## Dataset rows

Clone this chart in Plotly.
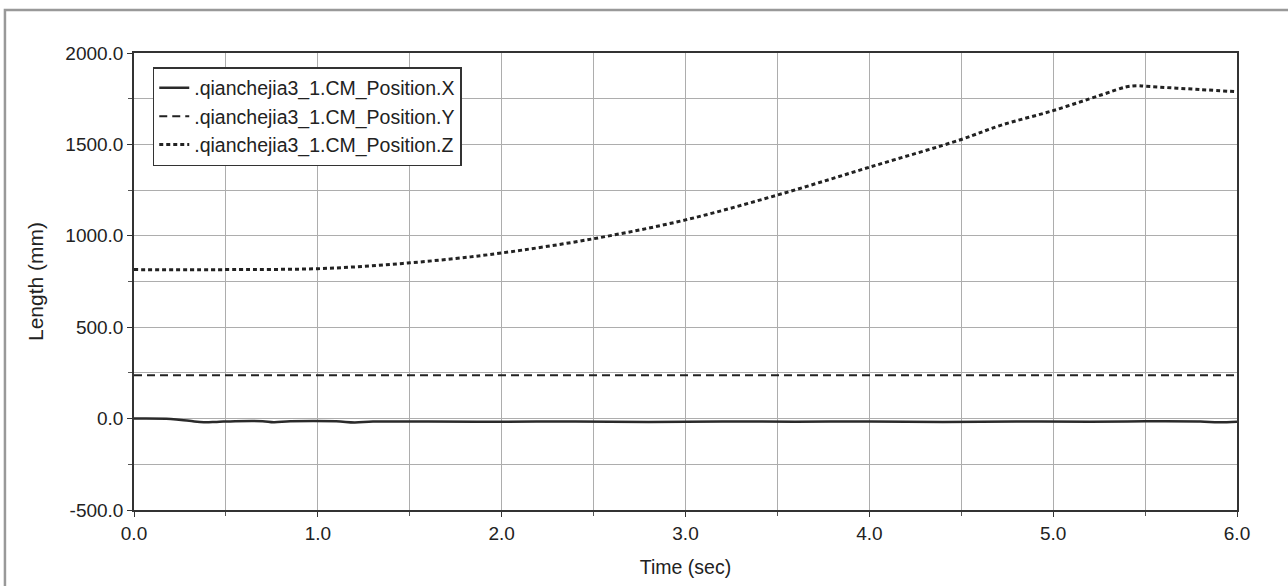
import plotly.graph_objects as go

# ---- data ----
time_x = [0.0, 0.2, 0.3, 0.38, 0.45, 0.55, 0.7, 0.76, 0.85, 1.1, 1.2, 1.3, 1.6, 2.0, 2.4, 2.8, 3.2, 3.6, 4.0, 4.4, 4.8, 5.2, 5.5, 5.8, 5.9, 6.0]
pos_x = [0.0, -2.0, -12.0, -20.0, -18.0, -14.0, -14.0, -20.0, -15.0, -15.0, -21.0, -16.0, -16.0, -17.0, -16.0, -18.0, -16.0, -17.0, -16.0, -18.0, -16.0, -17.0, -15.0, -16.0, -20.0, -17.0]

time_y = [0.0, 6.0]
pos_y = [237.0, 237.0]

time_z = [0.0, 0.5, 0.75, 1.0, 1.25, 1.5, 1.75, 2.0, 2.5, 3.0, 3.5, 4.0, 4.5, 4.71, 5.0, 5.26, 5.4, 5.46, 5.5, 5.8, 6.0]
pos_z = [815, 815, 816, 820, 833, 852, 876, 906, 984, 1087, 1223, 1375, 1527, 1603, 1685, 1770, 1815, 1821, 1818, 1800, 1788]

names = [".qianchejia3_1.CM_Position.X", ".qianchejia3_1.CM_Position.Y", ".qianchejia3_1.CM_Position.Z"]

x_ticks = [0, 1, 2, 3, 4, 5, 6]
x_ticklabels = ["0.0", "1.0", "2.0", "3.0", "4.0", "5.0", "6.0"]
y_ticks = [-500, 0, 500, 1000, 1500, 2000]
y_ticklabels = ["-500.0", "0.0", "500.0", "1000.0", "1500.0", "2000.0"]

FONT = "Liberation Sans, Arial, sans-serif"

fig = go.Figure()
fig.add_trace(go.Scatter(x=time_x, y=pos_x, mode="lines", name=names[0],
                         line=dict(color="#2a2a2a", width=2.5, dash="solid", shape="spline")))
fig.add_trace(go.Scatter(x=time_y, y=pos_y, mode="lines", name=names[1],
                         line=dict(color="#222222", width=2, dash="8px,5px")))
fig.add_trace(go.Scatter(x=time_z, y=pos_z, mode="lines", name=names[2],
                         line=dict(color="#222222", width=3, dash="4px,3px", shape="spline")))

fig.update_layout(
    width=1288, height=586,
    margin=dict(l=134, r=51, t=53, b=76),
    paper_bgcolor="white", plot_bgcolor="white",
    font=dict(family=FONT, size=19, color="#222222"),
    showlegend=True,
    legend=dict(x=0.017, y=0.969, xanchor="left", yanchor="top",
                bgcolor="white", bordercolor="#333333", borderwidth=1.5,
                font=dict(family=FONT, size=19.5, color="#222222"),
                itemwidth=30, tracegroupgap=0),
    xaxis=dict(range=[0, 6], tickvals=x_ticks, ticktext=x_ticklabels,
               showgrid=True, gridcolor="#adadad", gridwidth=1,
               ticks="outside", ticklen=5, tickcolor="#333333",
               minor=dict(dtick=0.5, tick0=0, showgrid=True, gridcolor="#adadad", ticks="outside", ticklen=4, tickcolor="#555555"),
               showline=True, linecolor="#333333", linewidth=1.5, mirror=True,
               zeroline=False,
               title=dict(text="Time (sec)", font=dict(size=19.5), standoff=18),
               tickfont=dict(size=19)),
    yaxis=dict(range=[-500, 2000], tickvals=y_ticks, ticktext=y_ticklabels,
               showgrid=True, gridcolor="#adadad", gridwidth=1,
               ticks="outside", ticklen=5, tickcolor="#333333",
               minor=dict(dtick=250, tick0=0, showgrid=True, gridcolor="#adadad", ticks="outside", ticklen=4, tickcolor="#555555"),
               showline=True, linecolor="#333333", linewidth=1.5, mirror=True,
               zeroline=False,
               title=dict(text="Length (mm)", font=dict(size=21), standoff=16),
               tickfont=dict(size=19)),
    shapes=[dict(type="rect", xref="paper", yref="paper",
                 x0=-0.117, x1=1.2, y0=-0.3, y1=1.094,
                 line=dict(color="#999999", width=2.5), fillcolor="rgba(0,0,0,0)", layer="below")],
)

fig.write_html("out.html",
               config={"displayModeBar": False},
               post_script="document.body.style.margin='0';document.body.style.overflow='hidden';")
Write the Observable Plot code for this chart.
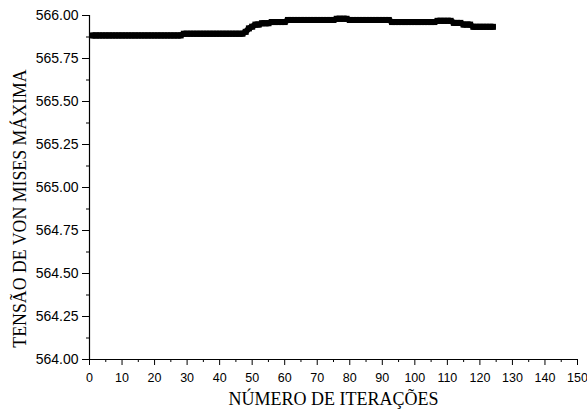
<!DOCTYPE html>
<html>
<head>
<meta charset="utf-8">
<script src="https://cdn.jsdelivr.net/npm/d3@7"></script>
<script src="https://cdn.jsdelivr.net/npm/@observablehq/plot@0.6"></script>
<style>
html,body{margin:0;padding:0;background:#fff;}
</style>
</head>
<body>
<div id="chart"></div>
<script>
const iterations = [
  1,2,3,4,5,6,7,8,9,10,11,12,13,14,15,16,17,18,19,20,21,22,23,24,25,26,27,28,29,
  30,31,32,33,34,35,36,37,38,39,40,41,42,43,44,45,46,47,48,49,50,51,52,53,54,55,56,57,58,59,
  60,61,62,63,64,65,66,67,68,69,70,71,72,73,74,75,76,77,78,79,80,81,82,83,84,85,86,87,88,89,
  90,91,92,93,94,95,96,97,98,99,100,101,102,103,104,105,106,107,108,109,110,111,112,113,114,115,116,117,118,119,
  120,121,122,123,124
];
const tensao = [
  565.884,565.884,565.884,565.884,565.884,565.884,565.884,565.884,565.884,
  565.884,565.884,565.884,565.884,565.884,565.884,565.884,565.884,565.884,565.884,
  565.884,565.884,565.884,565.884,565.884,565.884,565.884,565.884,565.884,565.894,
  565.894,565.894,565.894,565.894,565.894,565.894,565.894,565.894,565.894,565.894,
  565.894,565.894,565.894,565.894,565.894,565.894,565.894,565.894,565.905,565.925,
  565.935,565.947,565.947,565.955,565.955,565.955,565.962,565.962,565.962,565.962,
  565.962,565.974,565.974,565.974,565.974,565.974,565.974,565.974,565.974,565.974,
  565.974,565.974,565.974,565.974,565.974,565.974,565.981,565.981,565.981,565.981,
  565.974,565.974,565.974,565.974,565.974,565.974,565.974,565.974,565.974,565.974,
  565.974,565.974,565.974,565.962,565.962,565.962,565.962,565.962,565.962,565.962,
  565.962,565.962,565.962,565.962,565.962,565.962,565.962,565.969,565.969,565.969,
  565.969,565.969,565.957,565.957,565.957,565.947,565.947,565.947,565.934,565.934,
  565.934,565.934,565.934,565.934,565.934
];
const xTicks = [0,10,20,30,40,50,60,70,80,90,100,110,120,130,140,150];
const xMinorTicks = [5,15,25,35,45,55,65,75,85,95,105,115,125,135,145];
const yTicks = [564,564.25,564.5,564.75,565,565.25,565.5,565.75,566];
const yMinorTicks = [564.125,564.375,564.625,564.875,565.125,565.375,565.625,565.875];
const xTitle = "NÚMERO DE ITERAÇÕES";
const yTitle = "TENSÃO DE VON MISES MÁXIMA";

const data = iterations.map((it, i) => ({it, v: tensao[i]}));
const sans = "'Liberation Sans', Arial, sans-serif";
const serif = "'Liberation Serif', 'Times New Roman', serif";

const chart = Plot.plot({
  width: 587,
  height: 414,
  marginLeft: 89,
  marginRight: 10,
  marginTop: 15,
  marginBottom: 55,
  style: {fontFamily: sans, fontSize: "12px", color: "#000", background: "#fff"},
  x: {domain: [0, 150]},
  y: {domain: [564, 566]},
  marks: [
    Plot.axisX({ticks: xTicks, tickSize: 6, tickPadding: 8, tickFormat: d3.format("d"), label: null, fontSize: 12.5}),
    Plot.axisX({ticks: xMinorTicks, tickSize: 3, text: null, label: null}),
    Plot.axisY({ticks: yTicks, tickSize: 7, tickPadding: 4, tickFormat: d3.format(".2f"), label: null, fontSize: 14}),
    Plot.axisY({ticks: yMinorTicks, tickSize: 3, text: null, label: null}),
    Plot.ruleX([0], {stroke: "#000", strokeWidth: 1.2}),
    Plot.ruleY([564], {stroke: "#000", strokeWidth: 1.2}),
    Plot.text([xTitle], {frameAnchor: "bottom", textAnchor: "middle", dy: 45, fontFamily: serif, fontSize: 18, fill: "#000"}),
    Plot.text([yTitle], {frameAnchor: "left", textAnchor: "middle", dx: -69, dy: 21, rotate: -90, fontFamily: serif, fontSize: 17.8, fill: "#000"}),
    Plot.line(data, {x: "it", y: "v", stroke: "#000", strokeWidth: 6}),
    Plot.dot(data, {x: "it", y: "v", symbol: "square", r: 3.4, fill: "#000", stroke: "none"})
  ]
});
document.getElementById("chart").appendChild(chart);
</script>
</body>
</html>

## Exercise objective
From the data above, copy each line where the string "chart" appears.

## Task solution
Clone this chart in Plotly.
Write the Observable Plot code for this chart.
<div id="chart"></div>
const chart = Plot.plot({
document.getElementById("chart").appendChild(chart);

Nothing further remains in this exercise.